Hannah Has a Ho-Phase is an unholy mash-up of two of the vilest romantic comedies ever made, The Ugly Truth and I Hate Valentine's Day. It's cynical, ugly, and woefully unfunny. It also feels like a rip-off of HBO's Girls, not the least of which because its protagonist is named Hannah.
Meredith Forlenza plays Hannah, the more prudish roommate of amorous pole-instructor Leslie (Genevieve Hudson-Price). Both are a little sick of each other, so they make what has to be the dumbest, most pointless bet in the history of entertainment. Hannah has to sleep with ten guys in six weeks while Leslie has to be abstinent for the same amount of time. Why ten? Why not six? Why not twenty? By this movie's logic, the only way to explore your sexuality is to sleep with lots of people in a short amount of time.
That's pretty much the whole movie. It's impossible to care about any of these characters in the slightest because they're all incredibly one-dimensional. And I'm really sick of indie movies that want to explore some ugly facet of American culture, but instead of using subtlety or good writing, they literally have a character ask the question out loud to someone. In this case, it's "Why is it OK for a man to sleep around but if a woman does it, she's a slut?" It's a valid question, and there's some way to explore that without sounding like a Jezebel article, but this movie is wrong-headed about everything.
What does this sex binge even teach Hannah? Nothing, because she's just gonna fall for her douchey work partner anyway. They work at a marketing firm trying to come up with a "sexy" way to sell a rapper's new line of vodka. It would be impossible for any of this to matter less. The worst mistake the film makes in its workplace setting is having Saturday Night Live star Kate McKinnon play Hannah's cubicle mate and then doesn't give her a single funny thing to do.

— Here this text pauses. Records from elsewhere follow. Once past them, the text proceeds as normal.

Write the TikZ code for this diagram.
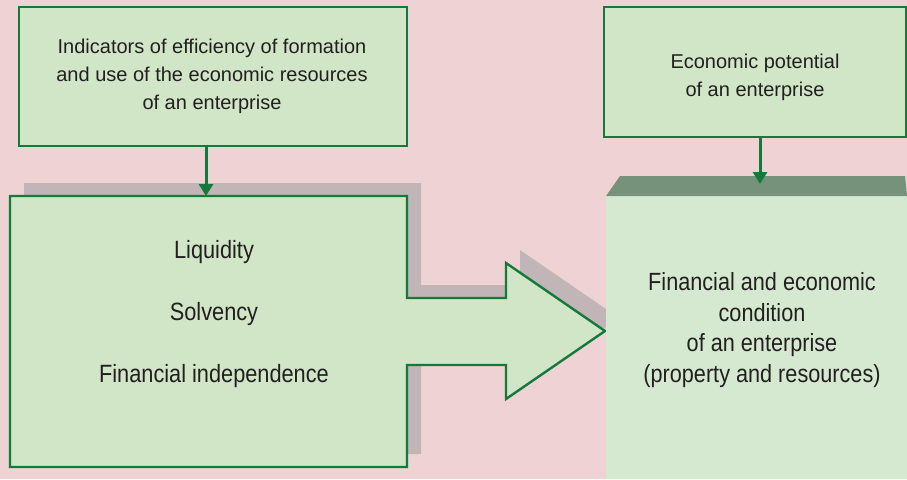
\documentclass[tikz,border=0pt]{standalone}
\usepackage{fontspec}
\setmainfont{Liberation Sans}
\newfontfamily\narrowfont{Liberation Sans}[FakeStretch=0.87]
\usetikzlibrary{arrows.meta}
\definecolor{bgpink}{HTML}{EFD3D4}
\definecolor{boxfill}{HTML}{D1E5C7}
\definecolor{rightfill}{HTML}{D5E9D0}
\definecolor{darktop}{HTML}{76927A}
\definecolor{bordergreen}{HTML}{147A3C}
\definecolor{shadowgrey}{HTML}{C1B5B7}
\definecolor{txt}{HTML}{231F20}
\tikzset{
  greenbox/.style={draw=bordergreen, line width=2.4pt, fill=boxfill, inner sep=0pt},
  toptext/.style={text=txt, align=center, font=\fontsize{20}{28}\selectfont},
  bigtext/.style={text=txt, align=center, font=\narrowfont\fontsize{25}{62}\selectfont},
  righttext/.style={text=txt, align=center, font=\narrowfont\fontsize{24.9}{30.7}\selectfont},
  conn/.style={draw=bordergreen, line width=3pt, -{Triangle[width=14pt,length=12pt]}},
  outline/.style={draw=bordergreen, line width=2.4pt, fill=boxfill, line join=miter}
}
\begin{document}
\begin{tikzpicture}[x=1pt,y=-1pt]
\useasboundingbox (0,0) rectangle (907,479);
\fill[bgpink] (0,0) rectangle (907,479);
% shadow of the left box with its arrow
\fill[shadowgrey] (24,183) -- (421,183) -- (421,285) -- (520,285) -- (520,250) -- (619,318) -- (520,386) -- (520,352) -- (421,352) -- (421,454) -- (24,454) -- cycle;
% left box with arrow
\draw[outline] (10,196) -- (407,196) -- (407,298) -- (506,298) -- (506,263) -- (605,331) -- (506,399) -- (506,365) -- (407,365) -- (407,467) -- (10,467) -- cycle;
\coordinate (lefttop) at (206,196);
\node[bigtext] (lefttext) at (214,314.5) {Liquidity\\Solvency\\Financial independence};
% right box
\fill[rightfill] (606,196) rectangle (907,479);
\fill[darktop] (620,176) -- (905,176) -- (907,196) -- (606,196) -- cycle;
\coordinate (righttop) at (760,184);
\node[righttext] (righttext) at (762,330) {Financial and economic\\condition\\of an enterprise\\(property and resources)};
% top boxes
\node[greenbox, minimum width=388pt, minimum height=139pt] (indbox) at (213,76.5) {};
\node[toptext] (indtext) at (212,76.5) {Indicators of efficiency of formation\\and use of the economic resources\\of an enterprise};
\node[greenbox, minimum width=302pt, minimum height=130pt] (potbox) at (755,72) {};
\node[toptext] (pottext) at (755,77.5) {Economic potential\\of an enterprise};
% connectors
\draw[conn] (indbox.south -| lefttop) -- (lefttop);
\draw[conn] (potbox.south -| righttop) -- (righttop);
\end{tikzpicture}
\end{document}
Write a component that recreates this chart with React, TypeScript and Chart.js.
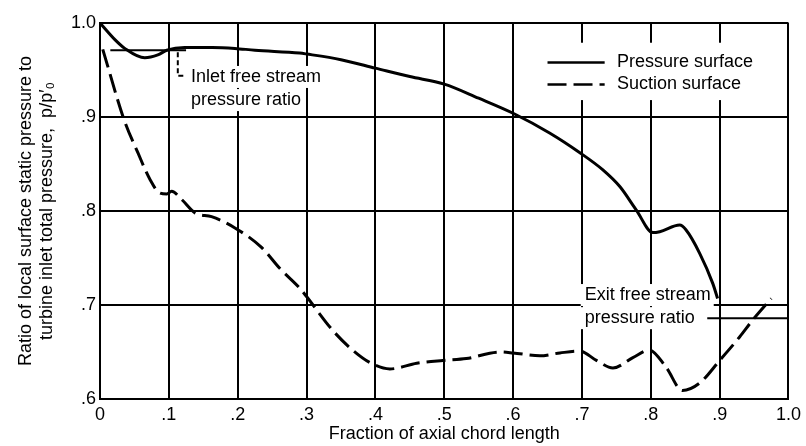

If this movie had any brains whatsoever, it might have explored how anonymous hook-ups can lead to increased loneliness, but hey, let's not dampen the mood. This is a New York City romantic comedy, so let's not do anything interesting, including easy jokes about hipsters and fanatical Christians.
We're not even halfway through the year, but I doubt I will despise a movie more than the laughless, charmless, brainless Hannah Has a Ho-Phase.